Wie bei der Strafzumessung darf allerdings zulässiges Verteidigungsverhalten auch im Zusammenhang mit Sicherungsverwahrung nicht zum Nachteil des Angeklagten berücksichtigt werden (vgl. nur BGH StV 1993, 469; BGH b. Pfister NStZ-RR 2000, 365 m.w.N.), selbst wenn der Schuldspruch schon rechtskräftig ist (vgl. BGHR StGB § 46 Abs. 2 Nachtatverhalten 4, 19 m. w.N.; zum Vollstreckungsverfahren vgl. demgegenüber OLG Frankfurt NStZ-RR 1999, 346 f. m.w.N.). Dies beruht jedoch nicht darauf, daß Verteidigungsverhalten an sich schon im Ansatz als Grundlage zur Beurteilung der Persönlichkeit ungeeignet wäre, sondern darauf, daß niemand gehalten ist, sich selbst zu belasten ("nemo tenetur ...."-Grundsatz), also auf rechtlichen (normativen) Erwägungen. Wenn der Sachverständige diesen Rechtsgrundsatz nicht kennt, spricht dies nicht gegen seine Sachkunde auf seinem Fachgebiet.
4. Beruht ein Gutachten eines Sachverständigen - den das Gericht gemäß § 78 StPO erforderlichenfalls (auch) in rechtlicher Hinsicht anzuleiten hat (vgl. nur Meyer-Goßner, StPO 46. Aufl. § 78 Rdn. 5) - allerdings auf rechtlich fehlerhaften Erwägungen und wirken diese im Urteil weiter, können sie dessen Bestand gefährden (vgl. aaO Rdn. 7 m.w.N.).
So verhält es sich hier jedoch nicht.
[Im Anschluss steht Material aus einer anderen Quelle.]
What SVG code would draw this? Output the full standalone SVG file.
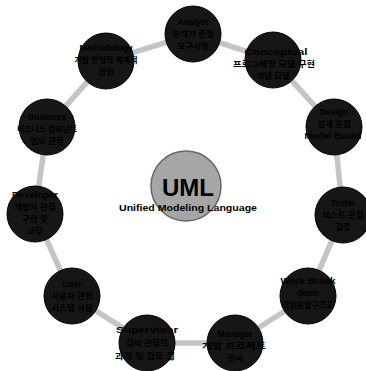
<svg xmlns="http://www.w3.org/2000/svg" width="366" height="371" viewBox="0 0 366 371">
<style>
.node circle{fill:#161616;stroke:#000;stroke-width:1}
.node text{font-family:"Liberation Sans","Noto Sans CJK KR",sans-serif;font-weight:bold;font-size:8.5px;fill:#000;text-anchor:middle}
.conn line{stroke:#c4c4c4;stroke-width:5.5;stroke-linecap:butt}
.center circle{fill:#a6a6a6;stroke:#666;stroke-width:1.5}
.center text{font-family:"Liberation Sans",sans-serif;font-weight:bold;fill:#000;text-anchor:middle}
</style>
<rect width="366" height="371" fill="#fff"/>
<g id="connectors" class="conn">
<line x1="219.6" y1="42.7" x2="246.4" y2="51.3"/>
<line x1="291.8" y1="80.7" x2="315.2" y2="106.3"/>
<line x1="336.8" y1="154.8" x2="340.2" y2="187.2"/>
<line x1="331.9" y1="240.7" x2="319.1" y2="270.3"/>
<line x1="284.5" y1="311.2" x2="258.5" y2="327.8"/>
<line x1="207" y1="343" x2="175" y2="343"/>
<line x1="123.3" y1="328.1" x2="95.7" y2="310.9"/>
<line x1="60.5" y1="270.5" x2="46.5" y2="239.5"/>
<line x1="38.8" y1="186.3" x2="43.2" y2="154.7"/>
<line x1="65.7" y1="106.1" x2="87.3" y2="81.9"/>
<line x1="132.7" y1="52.7" x2="166.3" y2="42.3"/>
</g>
<g id="uml" class="center">
<circle cx="186" cy="186" r="35"/>
<text x="188" y="196" font-size="24">UML</text>
<text x="188" y="211" font-size="9.5" textLength="138" lengthAdjust="spacingAndGlyphs">Unified Modeling Language</text>
</g>
<g id="n1" class="node">
<circle cx="193" cy="34" r="28"/>
<text x="193" y="25">Analyst</text>
<text x="193" y="37">분석가 관점</text>
<text x="193" y="49">요구사항</text>
</g>
<g id="n2" class="node">
<circle cx="273" cy="60" r="28"/>
<text x="276" y="55" textLength="63" lengthAdjust="spacingAndGlyphs">Conceptual</text>
<text x="274" y="67" textLength="82" lengthAdjust="spacingAndGlyphs">프로그래밍 모델 구현</text>
<text x="273" y="79">개념 모델</text>
</g>
<g id="n3" class="node">
<circle cx="334" cy="127" r="28"/>
<text x="334" y="115">Design</text>
<text x="334" y="127">설계 관점</text>
<text x="333" y="139" textLength="57" lengthAdjust="spacingAndGlyphs">Model Based</text>
</g>
<g id="n4" class="node">
<circle cx="343" cy="215" r="28"/>
<text x="343" y="206">Tester</text>
<text x="343" y="218">테스트 관점</text>
<text x="343" y="230">검증</text>
</g>
<g id="n5" class="node">
<circle cx="308" cy="296" r="28"/>
<text x="308" y="284" textLength="55" lengthAdjust="spacingAndGlyphs">Work Break</text>
<text x="308" y="296">down</text>
<text x="308" y="308" textLength="52" lengthAdjust="spacingAndGlyphs">작업분할구조도</text>
</g>
<g id="n6" class="node">
<circle cx="235" cy="343" r="28"/>
<text x="235" y="337">Manager</text>
<text x="234" y="349" textLength="64" lengthAdjust="spacingAndGlyphs">개발 프로젝트</text>
<text x="235" y="361">관리</text>
</g>
<g id="n7" class="node">
<circle cx="147" cy="343" r="28"/>
<text x="147" y="333" textLength="62" lengthAdjust="spacingAndGlyphs">Supervisor</text>
<text x="147" y="346">감리 관점의</text>
<text x="145" y="359" textLength="60" lengthAdjust="spacingAndGlyphs">과정 및 검토 결</text>
</g>
<g id="n8" class="node">
<circle cx="72" cy="296" r="28"/>
<text x="72" y="287">User</text>
<text x="72" y="299">사용자 관점</text>
<text x="72" y="311">시스템 사용</text>
</g>
<g id="n9" class="node">
<circle cx="35" cy="214" r="28"/>
<text x="35" y="198" textLength="46" lengthAdjust="spacingAndGlyphs">Developer</text>
<text x="35" y="210">개발자 관점</text>
<text x="35" y="222">구현 및</text>
<text x="35" y="234">코딩</text>
</g>
<g id="n10" class="node">
<circle cx="47" cy="127" r="28"/>
<text x="47" y="120">Business</text>
<text x="47" y="132" textLength="60" lengthAdjust="spacingAndGlyphs">비즈니스 컴포넌트</text>
<text x="47" y="144">업무 관점</text>
</g>
<g id="n11" class="node">
<circle cx="106" cy="61" r="28"/>
<text x="106" y="51">Methodology</text>
<text x="106" y="63" textLength="63" lengthAdjust="spacingAndGlyphs">개발 방법의 체계적</text>
<text x="106" y="75">정립</text>
</g>
</svg>
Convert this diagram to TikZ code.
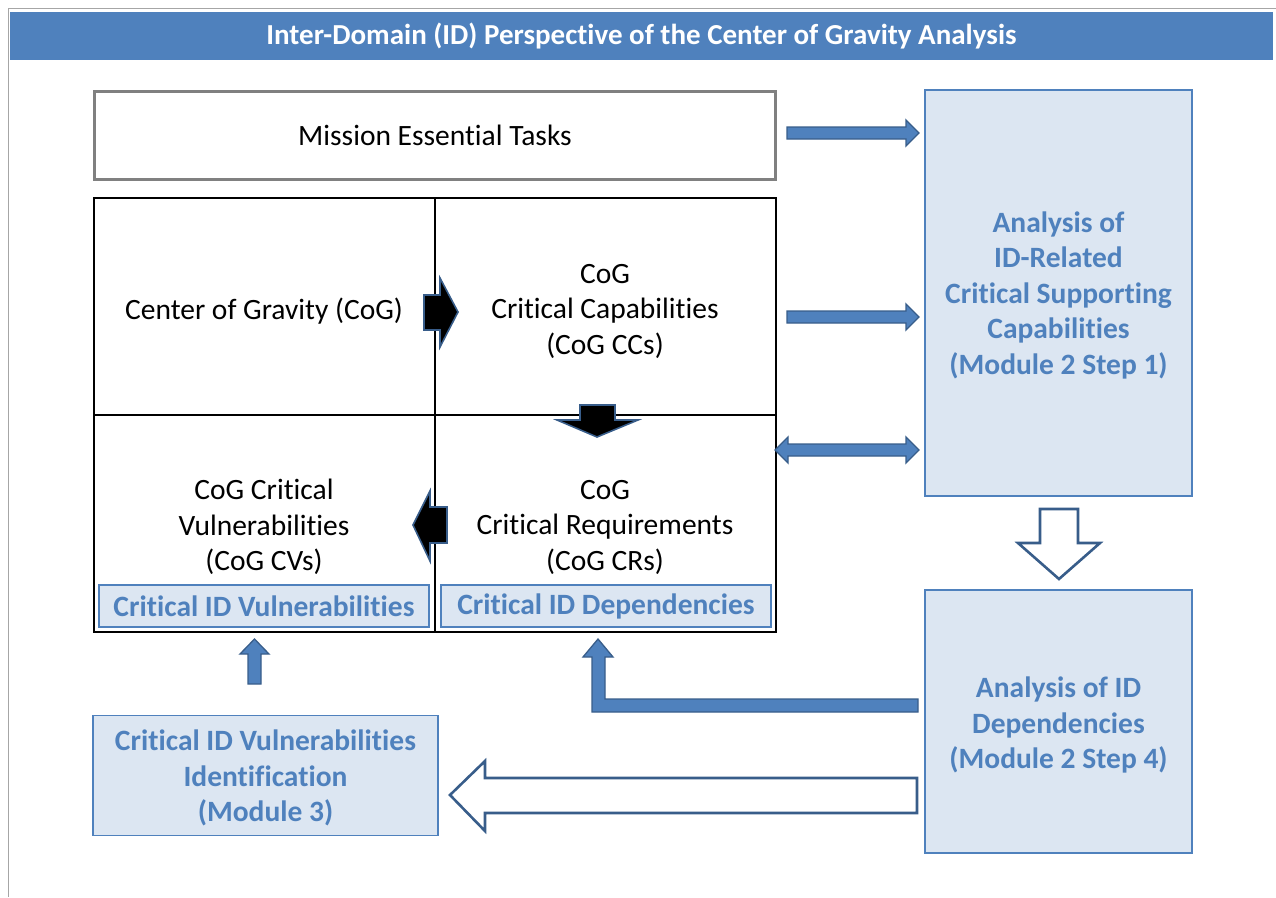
\documentclass[tikz,border=0pt]{standalone}
\usepackage{fontspec}
\setmainfont{Carlito}[Ligatures=NoCommon]
\definecolor{hdr}{HTML}{4F81BD}
\definecolor{dk}{HTML}{385D8A}
\definecolor{lb}{HTML}{DCE6F2}
\definecolor{frame}{HTML}{A6A6A6}
\definecolor{mgray}{HTML}{808080}
\tikzset{
  txt/.style={align=center, text=black, font=\fontsize{29.5}{35.5}\selectfont},
  bluebox/.style={draw=hdr, fill=lb, line width=1.2pt, align=center, text=hdr,
                  font=\fontsize{29.5}{35.5}\selectfont\bfseries, inner sep=0pt},
  bluearrow/.style={fill=hdr, draw=dk, line width=1.3pt, line join=miter},
  blackarrow/.style={fill=black, draw=dk, line width=1.6pt, line join=miter},
  hollowarrow/.style={fill=white, draw=dk, line width=2.6pt, line join=miter},
}
\begin{document}
\begin{tikzpicture}[x=1pt,y=-1pt]
\useasboundingbox (0,0) rectangle (1276,897);
% frame
\draw[frame, line width=1.6pt] (8.5,897) -- (8.5,8.5) -- (1276,8.5);
% title
\node[fill=hdr, minimum width=1263pt, minimum height=48pt, inner sep=0pt,
      text=white, font=\fontsize{29}{32}\selectfont\bfseries] (title) at (641.5,36)
      {Inter-Domain (ID) Perspective of the Center of Gravity Analysis};
% mission essential tasks
\node[txt, draw=mgray, line width=3pt, minimum width=681pt, minimum height=88pt, inner sep=0pt]
      (met) at (435,135) {Mission Essential Tasks};
% grid
\draw[black, line width=1.8pt] (94,198) rectangle (776,632);
\draw[black, line width=1.3pt] (435,198) -- (435,632);
\draw[black, line width=1.3pt] (94,415) -- (776,415);
\node[txt] (cog) at (264,311) {Center of Gravity (CoG)};
\node[txt] (cc) at (605,311) {CoG\\Critical Capabilities\\(CoG CCs)};
\node[txt] (cv) at (264,527) {CoG Critical\\Vulnerabilities\\(CoG CVs)};
\node[txt] (cr) at (605,527) {CoG\\Critical Requirements\\(CoG CRs)};
\node[bluebox, minimum width=330pt, minimum height=42pt] (civ) at (264,606) {\raisebox{-2pt}{Critical ID Vulnerabilities}};
\node[bluebox, minimum width=330pt, minimum height=42pt] (cid) at (606,606) {\raisebox{-2pt}{Critical ID Dependencies}};
% right boxes
\node[bluebox, minimum width=267pt, minimum height=406pt] (ana1) at (1058.5,293) {};
\node[txt, text=hdr, font=\fontsize{29.5}{35.5}\selectfont\bfseries] at (1058.5,295)
      {Analysis of\\ID-Related\\Critical Supporting\\Capabilities\\(Module 2 Step 1)};
\node[bluebox, minimum width=267pt, minimum height=263pt] (ana2) at (1058.5,721.5) {};
\node[txt, text=hdr, font=\fontsize{29.5}{35.5}\selectfont\bfseries] at (1058.5,725)
      {Analysis of ID\\Dependencies\\(Module 2 Step 4)};
\node[bluebox, minimum width=345pt, minimum height=120pt] (civid) at (265.5,775.5) {};
\node[txt, text=hdr, font=\fontsize{29.5}{35.5}\selectfont\bfseries] at (265.5,778)
      {Critical ID Vulnerabilities\\Identification\\(Module 3)};
% blue arrows
\draw[bluearrow] (787,127) -- (906,127) -- (906,120) -- (919,133) -- (906,146) -- (906,139) -- (787,139) -- cycle;
\draw[bluearrow] (787,311) -- (906,311) -- (906,304) -- (919,317) -- (906,330) -- (906,323) -- (787,323) -- cycle;
\draw[bluearrow] (775,450) -- (788,437) -- (788,444) -- (906,444) -- (906,437) -- (919,450) -- (906,463) -- (906,456) -- (788,456) -- (788,463) -- cycle;
\draw[bluearrow] (248,684) -- (248,654) -- (240,654) -- (254.5,639) -- (269,654) -- (261,654) -- (261,684) -- cycle;
\draw[bluearrow] (598,639) -- (613,657) -- (605,657) -- (605,699) -- (918,699) -- (918,712) -- (592,712) -- (592,657) -- (583,657) -- cycle;
% black arrows
\draw[blackarrow] (424,295) -- (440,295) -- (440,278) -- (458,312) -- (440,347) -- (440,330) -- (424,330) -- cycle;
\draw[blackarrow] (580,405) -- (615,405) -- (615,420) -- (638,420) -- (597,437) -- (557,420) -- (580,420) -- cycle;
\draw[blackarrow] (447,507) -- (430,507) -- (430,491) -- (413,525) -- (430,561) -- (430,543) -- (447,543) -- cycle;
% hollow arrows
\draw[hollowarrow] (1040,509) -- (1078,509) -- (1078,543) -- (1100,543) -- (1059,579) -- (1018,543) -- (1040,543) -- cycle;
\draw[hollowarrow] (917,778) -- (485,778) -- (485,761) -- (450,795) -- (485,831) -- (485,813) -- (917,813) -- cycle;
\end{tikzpicture}
\end{document}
Nach der Mitteilung, nach Auffassung der Sachverständigen spreche (auch) die fehlende Reue des Angeklagten über sein Verhalten gegenüber R. gegen ihn, führt die Strafkammer ohne speziellen Bezug gerade zu diesem Gesichtspunkt allgemein aus, die Einschätzung der Sachverständigen sei insgesamt "ohne weiteres nachvollziehbar" und zwar "auf Grund der im Urteil des Landgerichts München geschilderten Vorgeschichte" (vgl. oben I 2); Verteidigungsverhalten des Angeklagten ist im Rahmen der zahlreichen von der Strafkammer zur Sicherungsverwahrung angestellten Erwägungen hingegen nicht erwähnt. Der Senat kann daher ausschließen, daß die Anordnung der Sicherungsverwahrung (auch) auf Erwägungen zum Verteidigungsverhalten des Angeklagten beruht. Darauf, ob die Sachverständige nicht lediglich - rechtlich unbedenklich - zum Ausdruck bringen wollte, auch die Einstellung des Angeklagten zu seinem Verhalten biete keinen Anlaß, die Einschätzung seiner Gefährlichkeit in Zweifel zu ziehen (vgl. BGH Beschluß vom 12. März 2002 - 1 StR 557/01 m.w.N. -), kommt es daher nicht mehr an.
5. Wie der Generalbundesanwalt im einzelnen zutreffend ausgeführt hat, hat auch im übrigen die auf die Sachrüge gebotene Überprüfung des Urteils keinen Rechtsfehler zum Nachteil des Angeklagten ergeben.